◆ Task goal
Please find all lines in the data that hold the string "matplotlib" and copy them.

Source code of charts
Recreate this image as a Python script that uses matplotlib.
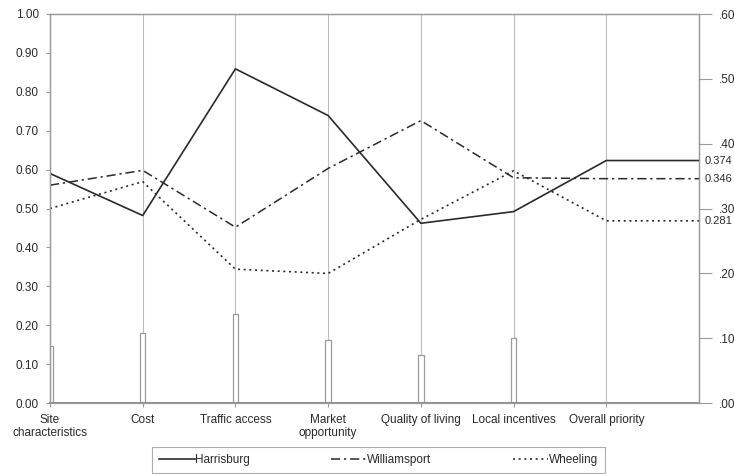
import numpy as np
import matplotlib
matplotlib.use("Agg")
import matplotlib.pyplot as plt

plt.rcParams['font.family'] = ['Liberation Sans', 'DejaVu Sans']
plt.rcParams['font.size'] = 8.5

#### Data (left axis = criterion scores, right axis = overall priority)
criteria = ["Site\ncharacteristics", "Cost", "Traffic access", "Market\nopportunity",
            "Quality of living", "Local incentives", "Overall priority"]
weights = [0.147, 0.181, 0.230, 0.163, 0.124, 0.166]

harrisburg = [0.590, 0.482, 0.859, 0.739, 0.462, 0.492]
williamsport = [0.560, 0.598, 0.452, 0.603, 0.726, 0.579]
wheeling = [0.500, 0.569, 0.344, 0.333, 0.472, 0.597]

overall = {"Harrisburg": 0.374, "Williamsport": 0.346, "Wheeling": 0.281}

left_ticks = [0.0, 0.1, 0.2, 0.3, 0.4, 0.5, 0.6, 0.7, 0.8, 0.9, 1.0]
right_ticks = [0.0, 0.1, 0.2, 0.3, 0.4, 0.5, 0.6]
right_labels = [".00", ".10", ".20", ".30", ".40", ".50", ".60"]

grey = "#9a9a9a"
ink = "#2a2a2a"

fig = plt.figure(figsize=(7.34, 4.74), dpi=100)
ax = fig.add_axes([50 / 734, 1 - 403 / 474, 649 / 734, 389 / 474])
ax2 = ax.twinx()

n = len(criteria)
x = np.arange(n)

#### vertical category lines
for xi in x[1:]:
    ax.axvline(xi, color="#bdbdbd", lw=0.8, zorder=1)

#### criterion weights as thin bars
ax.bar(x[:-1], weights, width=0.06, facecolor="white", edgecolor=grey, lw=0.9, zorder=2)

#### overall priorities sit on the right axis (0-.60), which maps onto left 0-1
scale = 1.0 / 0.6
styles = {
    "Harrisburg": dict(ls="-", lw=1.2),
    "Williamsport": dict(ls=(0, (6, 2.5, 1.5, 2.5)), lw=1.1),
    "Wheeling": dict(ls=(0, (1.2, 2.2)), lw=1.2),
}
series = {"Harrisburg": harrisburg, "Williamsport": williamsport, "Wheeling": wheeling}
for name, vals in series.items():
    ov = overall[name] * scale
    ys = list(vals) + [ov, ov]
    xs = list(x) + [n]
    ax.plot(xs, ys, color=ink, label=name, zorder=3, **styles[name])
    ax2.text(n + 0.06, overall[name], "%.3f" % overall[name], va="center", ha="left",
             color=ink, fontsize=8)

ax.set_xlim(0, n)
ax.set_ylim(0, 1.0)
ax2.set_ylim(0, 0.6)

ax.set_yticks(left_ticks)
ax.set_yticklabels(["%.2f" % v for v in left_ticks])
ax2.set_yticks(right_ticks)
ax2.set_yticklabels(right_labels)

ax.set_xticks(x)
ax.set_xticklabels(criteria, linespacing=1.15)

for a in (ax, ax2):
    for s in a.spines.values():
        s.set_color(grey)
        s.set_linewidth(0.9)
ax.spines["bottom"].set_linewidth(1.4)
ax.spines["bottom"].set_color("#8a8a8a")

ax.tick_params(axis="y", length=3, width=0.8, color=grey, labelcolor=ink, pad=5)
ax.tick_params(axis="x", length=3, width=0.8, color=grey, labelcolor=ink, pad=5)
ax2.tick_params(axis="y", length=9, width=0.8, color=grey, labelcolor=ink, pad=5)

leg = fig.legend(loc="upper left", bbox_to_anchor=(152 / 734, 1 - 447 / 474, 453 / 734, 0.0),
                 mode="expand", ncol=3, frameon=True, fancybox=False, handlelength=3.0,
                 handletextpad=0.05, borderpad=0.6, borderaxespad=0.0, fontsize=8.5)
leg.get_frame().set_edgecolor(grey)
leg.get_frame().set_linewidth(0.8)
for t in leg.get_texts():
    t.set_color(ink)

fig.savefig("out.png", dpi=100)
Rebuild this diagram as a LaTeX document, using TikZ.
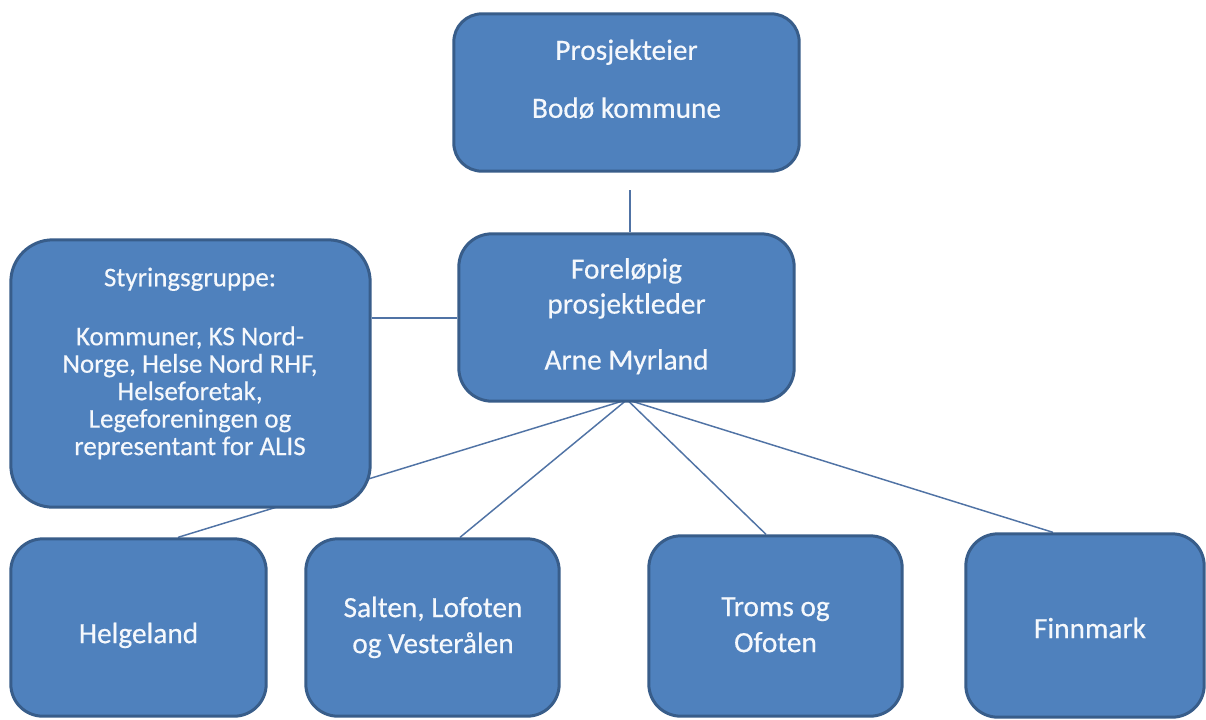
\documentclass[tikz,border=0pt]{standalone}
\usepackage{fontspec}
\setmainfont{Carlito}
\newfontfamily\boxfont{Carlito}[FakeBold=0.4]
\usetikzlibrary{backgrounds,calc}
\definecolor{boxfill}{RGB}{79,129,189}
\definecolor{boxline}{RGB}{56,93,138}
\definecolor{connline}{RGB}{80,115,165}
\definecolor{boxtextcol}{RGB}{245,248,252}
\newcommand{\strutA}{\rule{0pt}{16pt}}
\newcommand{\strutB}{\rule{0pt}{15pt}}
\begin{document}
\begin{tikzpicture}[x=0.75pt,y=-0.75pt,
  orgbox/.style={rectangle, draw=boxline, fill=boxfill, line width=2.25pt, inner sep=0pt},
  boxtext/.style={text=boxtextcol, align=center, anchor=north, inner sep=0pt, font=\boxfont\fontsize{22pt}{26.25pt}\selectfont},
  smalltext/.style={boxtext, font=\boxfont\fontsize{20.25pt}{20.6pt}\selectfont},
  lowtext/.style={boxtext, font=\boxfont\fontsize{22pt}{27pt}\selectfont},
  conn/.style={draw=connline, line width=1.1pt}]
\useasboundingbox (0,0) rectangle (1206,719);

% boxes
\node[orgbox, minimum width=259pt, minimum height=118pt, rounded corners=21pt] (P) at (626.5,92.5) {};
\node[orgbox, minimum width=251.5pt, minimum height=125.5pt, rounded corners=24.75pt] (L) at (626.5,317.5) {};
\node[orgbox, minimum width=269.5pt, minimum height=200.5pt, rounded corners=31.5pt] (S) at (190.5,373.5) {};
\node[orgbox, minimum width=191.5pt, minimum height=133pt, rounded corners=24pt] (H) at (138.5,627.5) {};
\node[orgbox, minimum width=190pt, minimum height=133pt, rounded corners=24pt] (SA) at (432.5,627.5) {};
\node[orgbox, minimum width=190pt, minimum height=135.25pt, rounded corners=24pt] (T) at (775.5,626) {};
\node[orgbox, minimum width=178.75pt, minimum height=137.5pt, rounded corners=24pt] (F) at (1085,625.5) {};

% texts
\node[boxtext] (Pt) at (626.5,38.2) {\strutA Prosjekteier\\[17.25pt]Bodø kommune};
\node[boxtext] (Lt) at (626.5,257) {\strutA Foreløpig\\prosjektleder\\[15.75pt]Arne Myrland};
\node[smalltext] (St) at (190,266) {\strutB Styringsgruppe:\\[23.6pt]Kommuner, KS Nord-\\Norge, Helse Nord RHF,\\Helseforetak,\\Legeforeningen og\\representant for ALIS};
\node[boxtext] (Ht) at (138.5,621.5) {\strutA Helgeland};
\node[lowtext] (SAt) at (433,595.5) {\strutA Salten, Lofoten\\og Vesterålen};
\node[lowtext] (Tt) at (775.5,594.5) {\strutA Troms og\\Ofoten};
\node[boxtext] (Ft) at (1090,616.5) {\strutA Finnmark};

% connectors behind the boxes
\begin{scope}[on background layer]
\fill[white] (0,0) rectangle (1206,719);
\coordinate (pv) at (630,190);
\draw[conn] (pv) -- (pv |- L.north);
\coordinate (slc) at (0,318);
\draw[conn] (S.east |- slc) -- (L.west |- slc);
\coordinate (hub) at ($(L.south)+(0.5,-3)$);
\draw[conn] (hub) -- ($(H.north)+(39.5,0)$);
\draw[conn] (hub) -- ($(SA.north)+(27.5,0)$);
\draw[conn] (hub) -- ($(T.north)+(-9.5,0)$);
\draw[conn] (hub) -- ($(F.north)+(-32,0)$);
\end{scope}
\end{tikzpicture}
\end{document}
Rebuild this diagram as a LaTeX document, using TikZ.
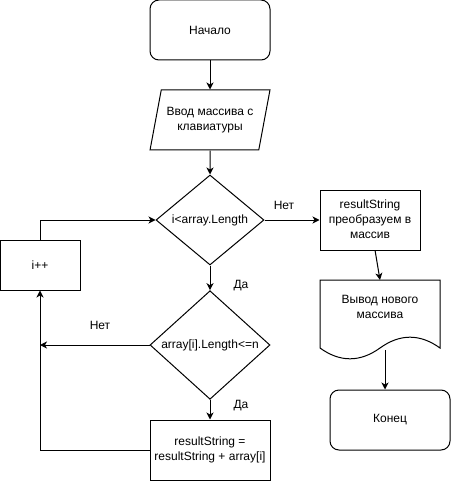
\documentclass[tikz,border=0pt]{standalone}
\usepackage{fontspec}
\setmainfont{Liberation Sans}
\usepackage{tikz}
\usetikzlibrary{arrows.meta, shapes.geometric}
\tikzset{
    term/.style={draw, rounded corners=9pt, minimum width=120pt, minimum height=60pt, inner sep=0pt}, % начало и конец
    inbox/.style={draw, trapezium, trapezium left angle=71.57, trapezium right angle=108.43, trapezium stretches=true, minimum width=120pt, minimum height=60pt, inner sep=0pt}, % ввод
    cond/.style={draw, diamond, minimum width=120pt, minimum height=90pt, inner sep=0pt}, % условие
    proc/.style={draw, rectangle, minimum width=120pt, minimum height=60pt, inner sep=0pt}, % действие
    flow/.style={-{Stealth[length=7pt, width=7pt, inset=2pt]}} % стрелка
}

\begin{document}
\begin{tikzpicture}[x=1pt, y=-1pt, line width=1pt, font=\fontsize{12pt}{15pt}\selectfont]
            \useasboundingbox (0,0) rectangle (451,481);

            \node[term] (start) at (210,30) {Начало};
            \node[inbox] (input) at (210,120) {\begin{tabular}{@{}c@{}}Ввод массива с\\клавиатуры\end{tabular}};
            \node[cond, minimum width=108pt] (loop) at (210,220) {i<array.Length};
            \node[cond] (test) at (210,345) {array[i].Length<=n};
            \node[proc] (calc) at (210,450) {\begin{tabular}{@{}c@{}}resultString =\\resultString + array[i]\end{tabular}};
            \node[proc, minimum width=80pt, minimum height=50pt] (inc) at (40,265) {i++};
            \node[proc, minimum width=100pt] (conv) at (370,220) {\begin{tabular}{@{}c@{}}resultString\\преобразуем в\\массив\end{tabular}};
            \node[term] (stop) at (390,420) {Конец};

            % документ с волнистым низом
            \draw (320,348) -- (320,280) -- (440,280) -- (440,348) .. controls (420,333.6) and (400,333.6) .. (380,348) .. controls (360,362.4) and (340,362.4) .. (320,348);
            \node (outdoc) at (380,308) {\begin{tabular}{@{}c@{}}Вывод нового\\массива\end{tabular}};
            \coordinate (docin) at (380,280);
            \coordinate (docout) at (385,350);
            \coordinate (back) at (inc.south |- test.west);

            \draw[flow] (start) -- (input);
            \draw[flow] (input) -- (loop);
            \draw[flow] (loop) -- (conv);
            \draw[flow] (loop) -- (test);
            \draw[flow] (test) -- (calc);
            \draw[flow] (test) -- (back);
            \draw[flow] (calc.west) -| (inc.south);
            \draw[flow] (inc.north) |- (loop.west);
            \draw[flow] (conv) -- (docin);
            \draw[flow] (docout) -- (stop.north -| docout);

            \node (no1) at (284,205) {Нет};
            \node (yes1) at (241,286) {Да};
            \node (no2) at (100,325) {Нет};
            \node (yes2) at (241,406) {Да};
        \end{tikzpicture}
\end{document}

◆ Expected output
Recreate this image as a Python script that uses matplotlib.
import matplotlib
matplotlib.use("Agg")
import matplotlib.pyplot as plt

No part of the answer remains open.